Belfast City Planner Jon Boynton said the district’s attorney has the right to speak as the applicant, and the committee agreed.

Hamilton then focused the committee’s attention on Belfast’s Code of Ordinances, specifically those to be considered by the committee. He said he drove into the Tara Mews neighborhood and that from his vantage point, could not see into the back of the Water District’s property. He then told the committee that many of the issues raised by residents were not under the purview of the committee and that their only determination was in the appearance and size of the proposed structure. This led to several residents wishing to be heard to refute Hamilton’s statement that the back of the property could not be seen by residents.

Engineer Randy Butler of Dirigo Engineering, who has been working with the Water District on the project, said the Belfast Planning Board had made one of its conditions that the Water District plant evergreen trees to help block the view in the northwest corner of the property. He said the building was specifically designed so that it wouldn’t stand out. He then said that in determining whether the garage met the requirement that it be visually related to other structures in the area, it should be noted that there are several different types of building materials and visual aspects to structures in the area.
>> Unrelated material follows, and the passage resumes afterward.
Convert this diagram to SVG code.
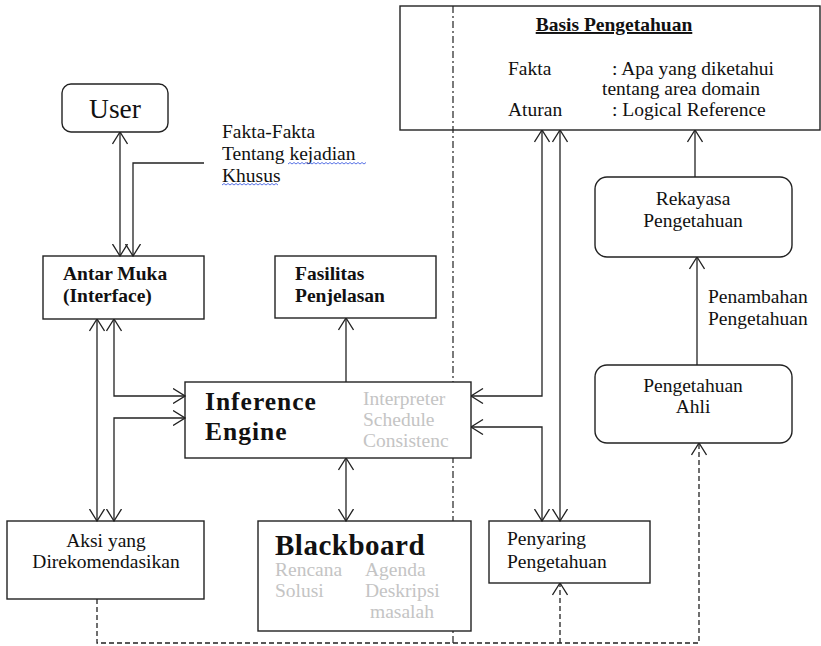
<svg xmlns="http://www.w3.org/2000/svg" width="821" height="646" viewBox="0 0 821 646">
<style>
  .box { fill: #fff; stroke: #222; stroke-width: 1.4; }
  .t { font-family: "Liberation Serif", "Times New Roman", serif; font-size: 19.5px; fill: #111; }
  .b { font-weight: bold; }
  .g { fill: #c4c4c4; }
  .c { text-anchor: middle; }
  .ln { fill: none; stroke: #222; stroke-width: 1.3; }
  .dash { fill: none; stroke: #222; stroke-width: 1.3; stroke-dasharray: 5 3; }
  .dd { fill: none; stroke: #222; stroke-width: 1.2; stroke-dasharray: 7 3 2 3; }
  .sq { fill: none; stroke: #3050e0; stroke-width: 0.8; }
</style>
<defs>
  <marker id="ah" viewBox="0 0 13 16" refX="12.5" refY="8" markerWidth="13" markerHeight="16" markerUnits="userSpaceOnUse" orient="auto-start-reverse">
    <path d="M0.5,0.5 L12.5,8 L0.5,15.5" fill="none" stroke="#222" stroke-width="1.3"/>
  </marker>
</defs>

<line class="dd" x1="453" y1="6" x2="453" y2="643"/>

<g id="basis">
  <rect class="box" x="400" y="6" width="420" height="124" style="fill:none"/>
  <text class="t b c" x="614" y="31" text-decoration="underline">Basis Pengetahuan</text>
  <text class="t" x="508" y="75">Fakta</text>
  <text class="t" x="612" y="75">: Apa yang diketahui</text>
  <text class="t" x="602" y="95">tentang area domain</text>
  <text class="t" x="508" y="116">Aturan</text>
  <text class="t" x="612" y="116">: Logical Reference</text>
</g>

<g id="user">
  <rect class="box" x="62" y="84" width="106" height="48" rx="9"/>
  <text class="t c" x="115" y="118" style="font-size:27.5px">User</text>
</g>

<g id="fakta-label">
  <text class="t" x="222" y="138">Fakta-Fakta</text>
  <text class="t" x="222" y="160">Tentang kejadian</text>
  <text class="t" x="222" y="182">Khusus</text>
  <path class="sq" d="M288,164 l2,-1.5 l2,1.5 l2,-1.5 l2,1.5 l2,-1.5 l2,1.5 l2,-1.5 l2,1.5 l2,-1.5 l2,1.5 l2,-1.5 l2,1.5 l2,-1.5 l2,1.5 l2,-1.5 l2,1.5 l2,-1.5 l2,1.5 l2,-1.5 l2,1.5 l2,-1.5 l2,1.5 l2,-1.5 l2,1.5 l2,-1.5 l2,1.5 l2,-1.5 l2,1.5 l2,-1.5 l2,1.5 l2,-1.5 l2,1.5 l2,-1.5 l2,1.5 l2,-1.5 l2,1.5 l2,-1.5 l2,1.5 l2,-1.5"/>
  <path class="sq" d="M222,185 l2,-1.5 l2,1.5 l2,-1.5 l2,1.5 l2,-1.5 l2,1.5 l2,-1.5 l2,1.5 l2,-1.5 l2,1.5 l2,-1.5 l2,1.5 l2,-1.5 l2,1.5 l2,-1.5 l2,1.5 l2,-1.5 l2,1.5 l2,-1.5 l2,1.5 l2,-1.5 l2,1.5 l2,-1.5 l2,1.5 l2,-1.5 l2,1.5 l2,-1.5 l2,1.5"/>
</g>

<g id="antarmuka">
  <rect class="box" x="43" y="256" width="161" height="63"/>
  <text class="t b" x="63" y="280">Antar Muka</text>
  <text class="t b" x="63" y="302">(Interface)</text>
</g>

<g id="fasilitas">
  <rect class="box" x="275" y="256" width="161" height="62"/>
  <text class="t b" x="295" y="280">Fasilitas</text>
  <text class="t b" x="295" y="302">Penjelasan</text>
</g>

<g id="inference">
  <rect class="box" x="185" y="382" width="286" height="76"/>
  <text class="t b" x="205" y="410" style="font-size:25.5px;letter-spacing:1px">Inference</text>
  <text class="t b" x="205" y="440" style="font-size:25.5px;letter-spacing:1px">Engine</text>
  <text class="t g" x="363" y="405">Interpreter</text>
  <text class="t g" x="363" y="426">Schedule</text>
  <text class="t g" x="363" y="447">Consistenc</text>
</g>

<g id="aksi">
  <rect class="box" x="7" y="521" width="197" height="78"/>
  <text class="t c" x="106" y="547">Aksi yang</text>
  <text class="t c" x="106" y="568">Direkomendasikan</text>
</g>

<g id="blackboard">
  <rect class="box" x="258" y="521" width="213" height="110"/>
  <text class="t b" x="275" y="555" style="font-size:29px;letter-spacing:0.5px">Blackboard</text>
  <text class="t g" x="275" y="576">Rencana</text>
  <text class="t g" x="365" y="576">Agenda</text>
  <text class="t g" x="275" y="597">Solusi</text>
  <text class="t g" x="365" y="597">Deskripsi</text>
  <text class="t g" x="370" y="618">masalah</text>
</g>

<g id="penyaring">
  <rect class="box" x="489" y="521" width="161" height="62"/>
  <text class="t" x="507" y="545">Penyaring</text>
  <text class="t" x="507" y="568">Pengetahuan</text>
</g>

<g id="rekayasa">
  <rect class="box" x="595" y="177" width="197" height="80" rx="12"/>
  <text class="t c" x="693" y="205">Rekayasa</text>
  <text class="t c" x="693" y="227">Pengetahuan</text>
</g>

<g id="penambahan-label">
  <text class="t" x="708" y="303">Penambahan</text>
  <text class="t" x="708" y="325">Pengetahuan</text>
</g>

<g id="ahli">
  <rect class="box" x="595" y="365" width="197" height="78" rx="12"/>
  <text class="t c" x="693" y="392">Pengetahuan</text>
  <text class="t c" x="693" y="413">Ahli</text>
</g>

<g id="connectors">
  <path class="ln" d="M120,132 V256" marker-start="url(#ah)" marker-end="url(#ah)"/>
  <path class="ln" d="M204,163 H133 V256" marker-end="url(#ah)"/>
  <path class="ln" d="M97,319 V521" marker-start="url(#ah)" marker-end="url(#ah)"/>
  <path class="ln" d="M114,319 V396 H185" marker-start="url(#ah)" marker-end="url(#ah)"/>
  <path class="ln" d="M185,418 H114 V521" marker-start="url(#ah)" marker-end="url(#ah)"/>
  <path class="ln" d="M346,382 V318" marker-end="url(#ah)"/>
  <path class="ln" d="M346,458 V521" marker-start="url(#ah)" marker-end="url(#ah)"/>
  <path class="ln" d="M542,130 V396 H471" marker-start="url(#ah)" marker-end="url(#ah)"/>
  <path class="ln" d="M471,427 H542 V521" marker-start="url(#ah)" marker-end="url(#ah)"/>
  <path class="ln" d="M560,130 V521" marker-start="url(#ah)" marker-end="url(#ah)"/>
  <path class="ln" d="M695,177 V130" marker-end="url(#ah)"/>
  <path class="ln" d="M697,365 V257" marker-end="url(#ah)"/>
  <path class="dash" d="M97,599 V643 H699 V443" marker-end="url(#ah)"/>
  <path class="dash" d="M560,643 V583" marker-end="url(#ah)"/>
</g>
</svg>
After more discussion, Hamilton and some of the residents left the meeting room to determine if they could come to some agreement. When they returned the agreement that was reached was that the building would have vinyl siding from somewhere around 3 to 5 feet off the ground, up to the top, in the same color as the existing building (yellow). It was also agreed that a dormer would be placed above the two central doors of the garage in the front. The committee then voted to make those agreements part of the conditions of granting the design permit by a unanimous 4-0 vote.